Concernant la population locale sahraouie qui ne semble pas bien profiter financièrement de l’accord, faut-il rappeler ici que l’Allemagne qui avait exprimé des réserves auparavant, à cause de ce point, les avait levées après de premières informations données par le Maroc selon lesquelles plus de 700 millions de dirhams ont été affectés à des extensions et des rénovations des ports de Boujdour et Dakhla. Et puis il a été convenu que le Maroc produise justement un rapport d’ici fin février pour mettre en évidence les retombées de l’accord sur la population locale. Pourquoi donc les députés ont précipité la suspension de l’accord deux mois avant la remise du rapport ?

Un vote politisé

Si les raisons économiques, écologiques et sociales susvisées ont joué un certain rôle dans le vote de certains députés européens (les verts, les socialistes), la principale raison est politique. En effet, il faut savoir que quand l’accord est arrivé à son terme en février dernier, le Maroc n’était pas demandeur de sa prorogation. Si le Maroc acceptait à chaque fois de proroger un accord désavantageux à la base, ce n’est certainement pas pour le gain financier, mais parce qu’en ratifiant l’accord, les européens reconnaissaient implicitement la pleine souveraineté marocaine sur l’ensemble de ses territoires, notamment les provinces sahariennes. Le deal est clair : poisson contre la reconnaissance implicite du Sahara marocain. Le renouvellement de l’accord de pêche a été toujours une épreuve de force entre les deux protagonistes dans le sens où pour le Maroc c’était un test de sa souveraineté nationale. Ainsi, plusieurs parlementaires européens instrumentalisaient systématiquement la carte du Sahara pour faire pression sur le Maroc. Quand les parlementaires scandinaves (Danemark, Suède..) évoquent le sort des populations sahariennes ce n’est pas par charité, mais parce que leurs pays ne profitent pas de l’accord de pêche. D’ailleurs, ces mêmes pays, oublient tout d’un coup le sort des populations sahraouies, quand elles tentent de négocier unilatéralement l’accès aux zones de pêche marocaines via des sociétés privées.

Par ailleurs, les lobbies soutenant le Polisario ont intensifié leurs campagnes de pressions suite à l’obtention par le Maroc de son statut de membre non permanent au conseil de sécurité de l’ONU. Une panique s’est emparée du Polisario et de ceux qui le soutiennent, car ils voyaient dans le nouveau statut du Maroc une opportunité pour celui-ci d’imposer sa solution d’autonomie avancée des provinces sahariennes sous souveraineté marocaine.
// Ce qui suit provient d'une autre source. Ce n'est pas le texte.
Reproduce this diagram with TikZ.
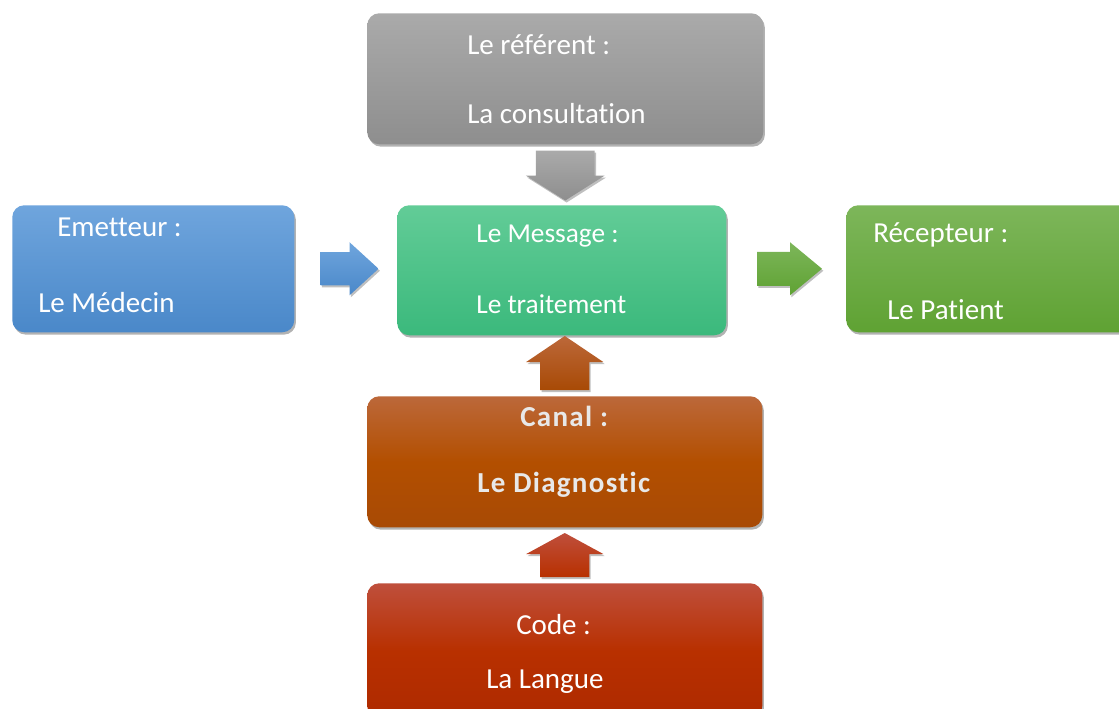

Cela explique pourquoi ils ont intensifié leur lobbying auprès des parlementaires européens pour suspendre un accord qui s’achèvera dans deux mois. Le but était d’envoyer un message politique au gouvernement marocain : en dépit de la disparition du soutien du régime de Kadhafi, d’autres forces continueront à soutenir le Polisario. Cela explique la virulence de la réponse marocaine juste après l’annonce de refus par le parlement européen (réévaluation de son partenariat avec l’UE) car ce qui est en jeu n’est pas le volet économique, mais bel et bien politique, à savoir son intégrité territoriale.
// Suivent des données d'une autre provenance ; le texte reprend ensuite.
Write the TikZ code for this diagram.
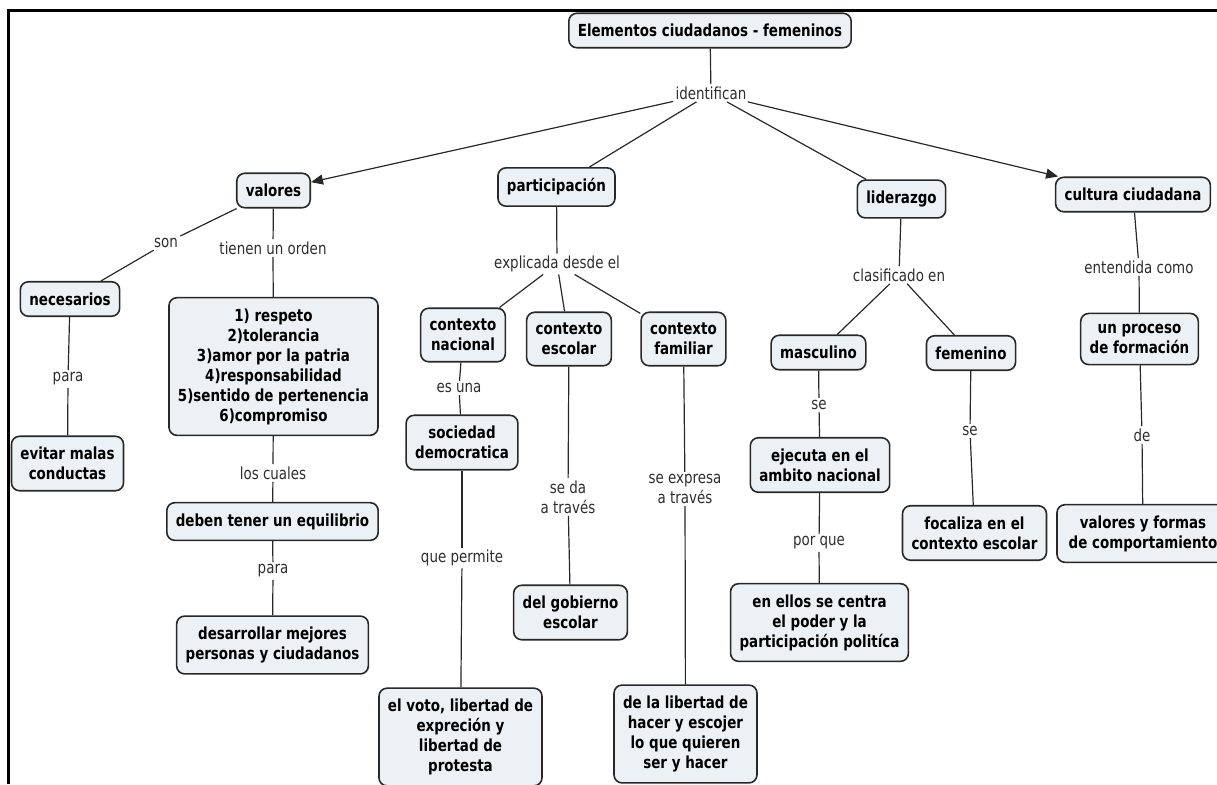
\documentclass[tikz,border=0pt]{standalone}
\usepackage{fontspec}
\setmainfont{DejaVu Sans}[FakeStretch=0.81]
\usetikzlibrary{arrows.meta}
\definecolor{cmapfill}{RGB}{235,241,244}
\definecolor{cmapline}{RGB}{40,40,40}
\definecolor{cmaptext}{RGB}{45,45,45}

\begin{document}
\begin{tikzpicture}[x=0.5pt,y=-0.5pt,
  concept/.style={draw=cmapline,fill=cmapfill,rounded corners=4pt,line width=0.8pt,inner xsep=4.5pt,inner ysep=5.4pt,align=center,font=\fontsize{8.3}{10}\selectfont\bfseries},
  linkph/.style={inner sep=1pt,align=center,text=cmaptext,font=\fontsize{8.3}{10}\selectfont},
  conn/.style={draw=cmapline,line width=0.6pt},
  headarrow/.style={-{Triangle[length=6pt,width=5pt]}}]
\useasboundingbox (0,0) rectangle (1217,784);

%Frame
\draw [line width=1.3pt] (8.5,784) -- (8.5,10.5) -- (1217,10.5);

% Concepts, row 1
\node [concept] (root) at (710,30.5) {Elementos ciudadanos - femeninos};
\node [linkph] (identifican) at (711,93) {identifican};
\node [concept] (valores) at (273.5,190.5) {valores};
\node [concept] (participacion) at (556.5,187) {participación};
\node [concept] (liderazgo) at (901.5,199) {liderazgo};
\node [concept] (cultura) at (1133,194.5) {cultura ciudadana};

% valores
\node [linkph] (son) at (166,243) {son};
\node [linkph] (orden) at (273,248) {tienen un orden};
\node [concept] (necesarios) at (70,299) {necesarios};
\node [linkph] (para1) at (68,379) {para};
\node [concept] (evitar) at (67.5,463.5) {evitar malas\\conductas};
\node [concept] (listavalores) at (273.5,366.5) {1) respeto\\2)tolerancia\\3)amor por la patria\\4)responsabilidad\\5)sentido de pertenencia\\6)compromiso};
\node [linkph] (cuales) at (273,473) {los cuales};
\node [concept] (equilibrio) at (272.5,521.5) {deben tener un equilibrio};
\node [linkph] (para2) at (273,571) {para};
\node [concept] (desarrollar) at (272.5,645) {desarrollar mejores\\personas y ciudadanos};

% participacion
\node [linkph] (explicada) at (557,264) {explicada desde el};
\node [concept] (cnacional) at (463,335) {contexto\\nacional};
\node [concept] (cescolar) at (569,339) {contexto\\escolar};
\node [concept] (cfamiliar) at (683.5,339) {contexto\\familiar};
\node [linkph] (esuna) at (459,388) {es una};
\node [concept] (sociedad) at (462,442.5) {sociedad\\democratica};
\node [linkph] (permite) at (462,558) {que permite};
\node [concept] (voto) at (460.5,737) {el voto, libertad de\\expreción y\\libertad de\\protesta};
\node [linkph] (seda) at (568,497) {se da\\a través};
\node [concept] (gobierno) at (570.5,612.5) {del gobierno\\escolar};
\node [linkph] (seexpresa) at (685,489) {se expresa\\a través};
\node [concept] (libertad) at (685.5,734) {de la libertad de\\hacer y escojer\\lo que quieren\\ser y hacer};

% liderazgo
\node [linkph] (clasificado) at (899,275) {clasificado en};
\node [concept] (masculino) at (818.5,352.5) {masculino};
\node [concept] (femenino) at (971,353) {femenino};
\node [linkph] (se1) at (819,405) {se};
\node [concept] (ejecuta) at (820,465) {ejecuta en el\\ambito nacional};
\node [linkph] (porque) at (819,543) {por que};
\node [concept] (centra) at (819.5,622.5) {en ellos se centra\\el poder y la\\participación politíca};
\node [linkph] (se2) at (970,431) {se};
\node [concept] (focaliza) at (974.5,533) {focaliza en el\\contexto escolar};

% cultura ciudadana
\node [linkph] (entendida) at (1139,267) {entendida como};
\node [concept] (proceso) at (1139.5,339) {un proceso\\de formación};
\node [linkph] (de) at (1142,435) {de};
\node [concept,minimum width=86pt] (formas) at (1143,533.5) {valores y formas\\de comportamiento};

%Straight Lines
\draw [conn] (root) -- (identifican);
\draw [conn,headarrow] (identifican) -- (valores);
\draw [conn] (identifican) -- (participacion);
\draw [conn] (identifican) -- (liderazgo);
\draw [conn,headarrow] (identifican) -- (cultura);

\draw [conn] (valores) -- (son);
\draw [conn] (son) -- (necesarios);
\draw [conn] (necesarios) -- (para1);
\draw [conn] (para1) -- (evitar);
\draw [conn] (valores) -- (orden);
\draw [conn] (orden) -- (listavalores);
\draw [conn] (listavalores) -- (cuales);
\draw [conn] (cuales) -- (equilibrio);
\draw [conn] (equilibrio) -- (para2);
\draw [conn] (para2) -- (desarrollar);

\draw [conn] (participacion) -- (explicada);
\draw [conn] (explicada) -- (cnacional);
\draw [conn] (explicada) -- (cescolar);
\draw [conn] (explicada) -- (cfamiliar);
\draw [conn] (cnacional) -- (esuna);
\draw [conn] (esuna) -- (sociedad);
\draw [conn] (sociedad) -- (permite);
\draw [conn] (permite) -- (voto);
\draw [conn] (cescolar) -- (seda);
\draw [conn] (seda) -- (gobierno);
\draw [conn] (cfamiliar) -- (seexpresa);
\draw [conn] (seexpresa) -- (libertad);

\draw [conn] (liderazgo) -- (clasificado);
\draw [conn] (clasificado) -- (masculino);
\draw [conn] (clasificado) -- (femenino);
\draw [conn] (masculino) -- (se1);
\draw [conn] (se1) -- (ejecuta);
\draw [conn] (ejecuta) -- (porque);
\draw [conn] (porque) -- (centra);
\draw [conn] (femenino) -- (se2);
\draw [conn] (se2) -- (focaliza);

\draw [conn] (cultura) -- (entendida);
\draw [conn] (entendida) -- (proceso);
\draw [conn] (proceso) -- (de);
\draw [conn] (de) -- (formas);

\end{tikzpicture}
\end{document}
Le plus désolant dans cette affaire est de constater la politisation de décisions économiques européennes et qui ne se limite pas uniquement à l’accord de pêche. Rappelons ici par exemple que le nouveau texte portant sur la libéralisation réciproque du secteur agricole signé en 2009, devant régir cet Accord est en souffrance au parlement européen depuis décembre 2010. Les préférences qui risquent d’être accordées aux produits agricoles marocains inquiètent plusieurs producteurs européens notamment les espagnols, les portugais et les français. Le rejet de la prorogation de l’accord de pêche est un moyen de faire pression, via la question du Sahara, sur le Maroc pour obtenir des concessions ou du moins l’étalement de la libéralisation des produits agricoles sur plusieurs années.

Auparavant, l’UE utilisait la carte de la démocratie et des droits de l’homme pour faire pression lors des négociations. Désormais, avec la dynamique réformatrice que connait le Maroc, impulsée par les révoltes arabes, ces deux exigences sont devenues des demandes internes, ce qui explique que les députés européens, ayant voté contre la prorogation de l’accord, aient fait ressortir la carte du Sahara.